== What the exercise asks ==
Return nothing but the lines from the one with "Reproduce this chart with matplotlib." through the one with "plt.rcParams['font.family'] = ['cmr10', 'STIXGeneral']" in the data below, word for word and without pictures.

== Dataset records ==
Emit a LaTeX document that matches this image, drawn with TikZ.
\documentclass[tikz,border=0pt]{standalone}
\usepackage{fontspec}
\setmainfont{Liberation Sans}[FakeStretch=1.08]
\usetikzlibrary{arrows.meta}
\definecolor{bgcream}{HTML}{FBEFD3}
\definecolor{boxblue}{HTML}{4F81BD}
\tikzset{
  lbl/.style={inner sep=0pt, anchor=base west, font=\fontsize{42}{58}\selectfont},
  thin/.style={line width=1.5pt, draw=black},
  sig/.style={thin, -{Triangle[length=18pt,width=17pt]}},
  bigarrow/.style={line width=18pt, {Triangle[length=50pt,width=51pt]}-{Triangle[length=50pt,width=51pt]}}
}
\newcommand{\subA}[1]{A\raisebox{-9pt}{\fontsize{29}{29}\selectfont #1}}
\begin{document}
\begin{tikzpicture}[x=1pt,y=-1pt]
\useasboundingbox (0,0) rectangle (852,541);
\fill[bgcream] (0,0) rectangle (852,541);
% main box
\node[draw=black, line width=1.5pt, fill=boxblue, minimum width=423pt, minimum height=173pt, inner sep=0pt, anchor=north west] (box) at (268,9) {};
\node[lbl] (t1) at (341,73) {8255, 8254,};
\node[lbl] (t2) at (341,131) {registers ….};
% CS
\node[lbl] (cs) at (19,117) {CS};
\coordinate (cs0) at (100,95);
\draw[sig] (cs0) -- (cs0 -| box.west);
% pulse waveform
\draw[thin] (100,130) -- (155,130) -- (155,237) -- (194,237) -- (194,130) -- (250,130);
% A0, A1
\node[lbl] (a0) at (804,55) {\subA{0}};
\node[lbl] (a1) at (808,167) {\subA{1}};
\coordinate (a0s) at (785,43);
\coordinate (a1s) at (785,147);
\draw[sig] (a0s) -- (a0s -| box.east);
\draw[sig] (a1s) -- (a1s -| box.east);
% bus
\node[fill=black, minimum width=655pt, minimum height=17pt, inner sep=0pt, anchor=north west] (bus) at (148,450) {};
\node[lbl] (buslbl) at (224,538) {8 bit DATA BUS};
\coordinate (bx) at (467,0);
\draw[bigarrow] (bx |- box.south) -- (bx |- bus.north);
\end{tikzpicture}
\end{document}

...

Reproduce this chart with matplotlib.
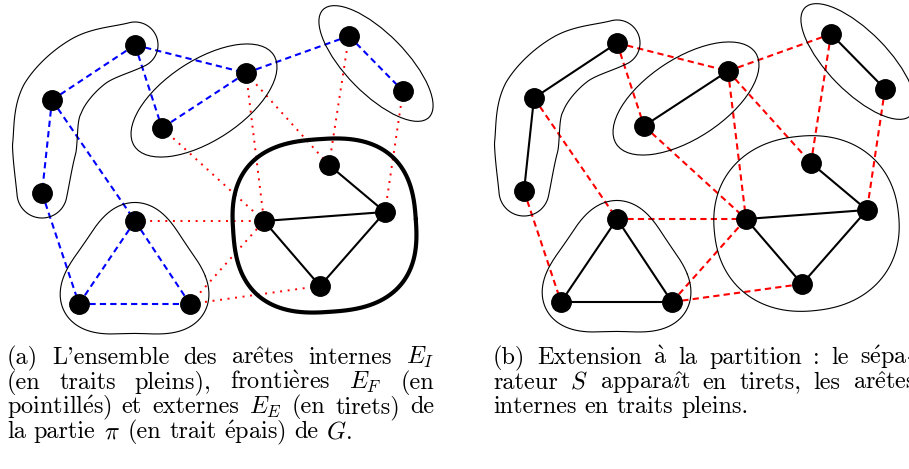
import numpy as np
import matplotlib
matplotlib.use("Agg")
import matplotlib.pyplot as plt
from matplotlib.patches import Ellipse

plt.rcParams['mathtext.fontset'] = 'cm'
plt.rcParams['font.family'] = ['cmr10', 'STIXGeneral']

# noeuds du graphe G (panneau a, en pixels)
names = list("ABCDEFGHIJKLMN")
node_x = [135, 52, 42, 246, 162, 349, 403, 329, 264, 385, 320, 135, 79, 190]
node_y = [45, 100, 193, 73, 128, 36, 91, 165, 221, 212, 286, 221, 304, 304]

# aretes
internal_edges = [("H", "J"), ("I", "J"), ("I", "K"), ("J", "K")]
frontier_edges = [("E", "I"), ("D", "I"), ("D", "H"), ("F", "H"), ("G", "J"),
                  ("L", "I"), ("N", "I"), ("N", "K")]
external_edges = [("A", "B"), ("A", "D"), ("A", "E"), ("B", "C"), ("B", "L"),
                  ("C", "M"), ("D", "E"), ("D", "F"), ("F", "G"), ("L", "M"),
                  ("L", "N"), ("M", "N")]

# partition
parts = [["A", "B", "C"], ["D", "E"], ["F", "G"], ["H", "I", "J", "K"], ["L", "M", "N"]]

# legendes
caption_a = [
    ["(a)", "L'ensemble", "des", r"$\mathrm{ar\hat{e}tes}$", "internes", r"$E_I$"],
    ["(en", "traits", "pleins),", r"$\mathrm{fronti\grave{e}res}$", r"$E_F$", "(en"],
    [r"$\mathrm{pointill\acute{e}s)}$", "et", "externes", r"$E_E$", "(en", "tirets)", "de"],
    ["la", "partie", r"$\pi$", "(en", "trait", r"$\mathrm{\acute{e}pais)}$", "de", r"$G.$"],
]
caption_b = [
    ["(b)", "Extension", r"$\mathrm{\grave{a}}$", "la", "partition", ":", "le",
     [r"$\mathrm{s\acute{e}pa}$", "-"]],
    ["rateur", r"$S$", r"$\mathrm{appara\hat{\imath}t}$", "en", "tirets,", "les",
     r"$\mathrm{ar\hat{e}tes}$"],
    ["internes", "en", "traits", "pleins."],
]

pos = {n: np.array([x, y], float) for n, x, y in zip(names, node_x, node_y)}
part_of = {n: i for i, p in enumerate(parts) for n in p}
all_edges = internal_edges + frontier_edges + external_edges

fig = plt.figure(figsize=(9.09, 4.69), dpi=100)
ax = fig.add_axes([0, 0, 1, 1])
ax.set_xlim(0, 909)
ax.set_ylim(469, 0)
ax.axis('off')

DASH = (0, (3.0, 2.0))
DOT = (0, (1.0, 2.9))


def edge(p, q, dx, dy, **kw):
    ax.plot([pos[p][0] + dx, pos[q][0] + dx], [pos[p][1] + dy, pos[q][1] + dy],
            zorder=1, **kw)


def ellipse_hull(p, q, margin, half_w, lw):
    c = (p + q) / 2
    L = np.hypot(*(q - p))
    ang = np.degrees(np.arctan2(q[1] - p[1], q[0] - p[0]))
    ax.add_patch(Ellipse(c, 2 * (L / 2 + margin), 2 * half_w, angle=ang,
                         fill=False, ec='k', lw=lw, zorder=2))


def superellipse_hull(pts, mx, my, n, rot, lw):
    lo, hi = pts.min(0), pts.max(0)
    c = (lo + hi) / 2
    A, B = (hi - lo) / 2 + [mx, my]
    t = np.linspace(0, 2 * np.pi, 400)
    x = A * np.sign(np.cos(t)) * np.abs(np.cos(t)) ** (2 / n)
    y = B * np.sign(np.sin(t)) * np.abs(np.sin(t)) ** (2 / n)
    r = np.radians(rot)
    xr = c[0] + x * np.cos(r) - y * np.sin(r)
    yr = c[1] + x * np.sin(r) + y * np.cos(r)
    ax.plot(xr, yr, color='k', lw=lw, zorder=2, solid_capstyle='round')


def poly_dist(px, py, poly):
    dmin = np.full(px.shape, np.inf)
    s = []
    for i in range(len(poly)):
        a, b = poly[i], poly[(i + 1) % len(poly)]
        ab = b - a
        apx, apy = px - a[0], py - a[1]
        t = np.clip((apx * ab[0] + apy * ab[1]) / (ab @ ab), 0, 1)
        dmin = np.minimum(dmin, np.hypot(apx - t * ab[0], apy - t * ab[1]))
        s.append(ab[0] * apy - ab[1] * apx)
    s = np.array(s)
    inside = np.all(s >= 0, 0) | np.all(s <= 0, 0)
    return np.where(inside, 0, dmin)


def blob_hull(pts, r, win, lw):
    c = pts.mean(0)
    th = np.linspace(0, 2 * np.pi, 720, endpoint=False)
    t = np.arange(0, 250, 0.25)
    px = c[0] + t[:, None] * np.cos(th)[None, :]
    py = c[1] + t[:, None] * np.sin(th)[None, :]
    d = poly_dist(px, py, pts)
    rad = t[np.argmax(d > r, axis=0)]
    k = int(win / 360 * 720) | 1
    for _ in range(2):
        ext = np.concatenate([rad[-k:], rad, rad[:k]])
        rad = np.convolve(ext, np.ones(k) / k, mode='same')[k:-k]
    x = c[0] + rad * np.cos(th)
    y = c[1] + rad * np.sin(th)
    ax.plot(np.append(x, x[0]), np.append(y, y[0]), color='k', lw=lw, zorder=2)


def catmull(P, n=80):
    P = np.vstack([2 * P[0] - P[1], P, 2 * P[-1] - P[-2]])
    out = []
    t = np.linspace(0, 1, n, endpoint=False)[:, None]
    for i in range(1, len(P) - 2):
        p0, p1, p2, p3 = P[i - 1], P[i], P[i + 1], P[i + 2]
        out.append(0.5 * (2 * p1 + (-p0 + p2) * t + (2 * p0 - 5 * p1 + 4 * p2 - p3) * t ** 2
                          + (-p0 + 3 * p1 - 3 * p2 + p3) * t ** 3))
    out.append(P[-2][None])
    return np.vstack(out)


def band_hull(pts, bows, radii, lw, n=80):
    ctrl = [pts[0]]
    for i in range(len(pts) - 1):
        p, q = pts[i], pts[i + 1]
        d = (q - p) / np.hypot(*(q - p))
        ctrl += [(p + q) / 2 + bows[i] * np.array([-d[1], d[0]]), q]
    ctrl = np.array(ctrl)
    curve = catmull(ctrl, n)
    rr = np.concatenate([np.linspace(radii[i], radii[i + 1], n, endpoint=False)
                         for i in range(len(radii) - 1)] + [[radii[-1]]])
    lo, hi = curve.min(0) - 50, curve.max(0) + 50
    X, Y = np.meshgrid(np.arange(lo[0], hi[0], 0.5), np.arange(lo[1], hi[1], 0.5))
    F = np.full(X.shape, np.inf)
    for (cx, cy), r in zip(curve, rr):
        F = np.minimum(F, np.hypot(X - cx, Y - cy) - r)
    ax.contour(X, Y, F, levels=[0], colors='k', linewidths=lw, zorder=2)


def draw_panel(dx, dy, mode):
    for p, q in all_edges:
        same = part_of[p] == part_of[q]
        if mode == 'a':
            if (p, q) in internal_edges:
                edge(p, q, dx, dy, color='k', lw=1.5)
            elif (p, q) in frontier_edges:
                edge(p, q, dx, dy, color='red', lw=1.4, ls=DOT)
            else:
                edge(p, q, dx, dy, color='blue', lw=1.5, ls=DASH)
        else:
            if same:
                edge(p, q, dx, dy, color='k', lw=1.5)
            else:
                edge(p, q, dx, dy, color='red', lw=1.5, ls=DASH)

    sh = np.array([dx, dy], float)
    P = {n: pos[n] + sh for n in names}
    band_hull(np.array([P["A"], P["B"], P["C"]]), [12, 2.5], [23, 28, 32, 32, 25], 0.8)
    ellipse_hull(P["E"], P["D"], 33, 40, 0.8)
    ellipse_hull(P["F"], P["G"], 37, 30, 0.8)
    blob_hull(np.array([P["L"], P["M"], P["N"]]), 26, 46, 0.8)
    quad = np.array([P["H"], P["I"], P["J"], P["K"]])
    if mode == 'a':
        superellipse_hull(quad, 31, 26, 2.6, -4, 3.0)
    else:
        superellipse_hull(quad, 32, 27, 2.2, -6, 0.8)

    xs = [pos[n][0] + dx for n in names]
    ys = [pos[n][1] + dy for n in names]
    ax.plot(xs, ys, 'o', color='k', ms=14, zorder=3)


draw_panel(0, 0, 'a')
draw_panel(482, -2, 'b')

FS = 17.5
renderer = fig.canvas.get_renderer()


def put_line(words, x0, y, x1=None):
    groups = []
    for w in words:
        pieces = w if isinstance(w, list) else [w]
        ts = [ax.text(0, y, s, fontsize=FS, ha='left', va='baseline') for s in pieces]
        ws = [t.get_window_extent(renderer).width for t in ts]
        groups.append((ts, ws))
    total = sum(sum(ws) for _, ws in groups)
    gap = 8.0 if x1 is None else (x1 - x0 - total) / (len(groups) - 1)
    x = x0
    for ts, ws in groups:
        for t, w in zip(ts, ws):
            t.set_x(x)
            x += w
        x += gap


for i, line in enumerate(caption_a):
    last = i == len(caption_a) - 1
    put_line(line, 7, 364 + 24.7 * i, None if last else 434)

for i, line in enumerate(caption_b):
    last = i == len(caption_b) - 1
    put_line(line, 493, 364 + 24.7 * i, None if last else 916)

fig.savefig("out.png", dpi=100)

== Response for this exercise ==
Reproduce this chart with matplotlib.
import numpy as np
import matplotlib
matplotlib.use("Agg")
import matplotlib.pyplot as plt
from matplotlib.patches import Ellipse

plt.rcParams['mathtext.fontset'] = 'cm'
plt.rcParams['font.family'] = ['cmr10', 'STIXGeneral']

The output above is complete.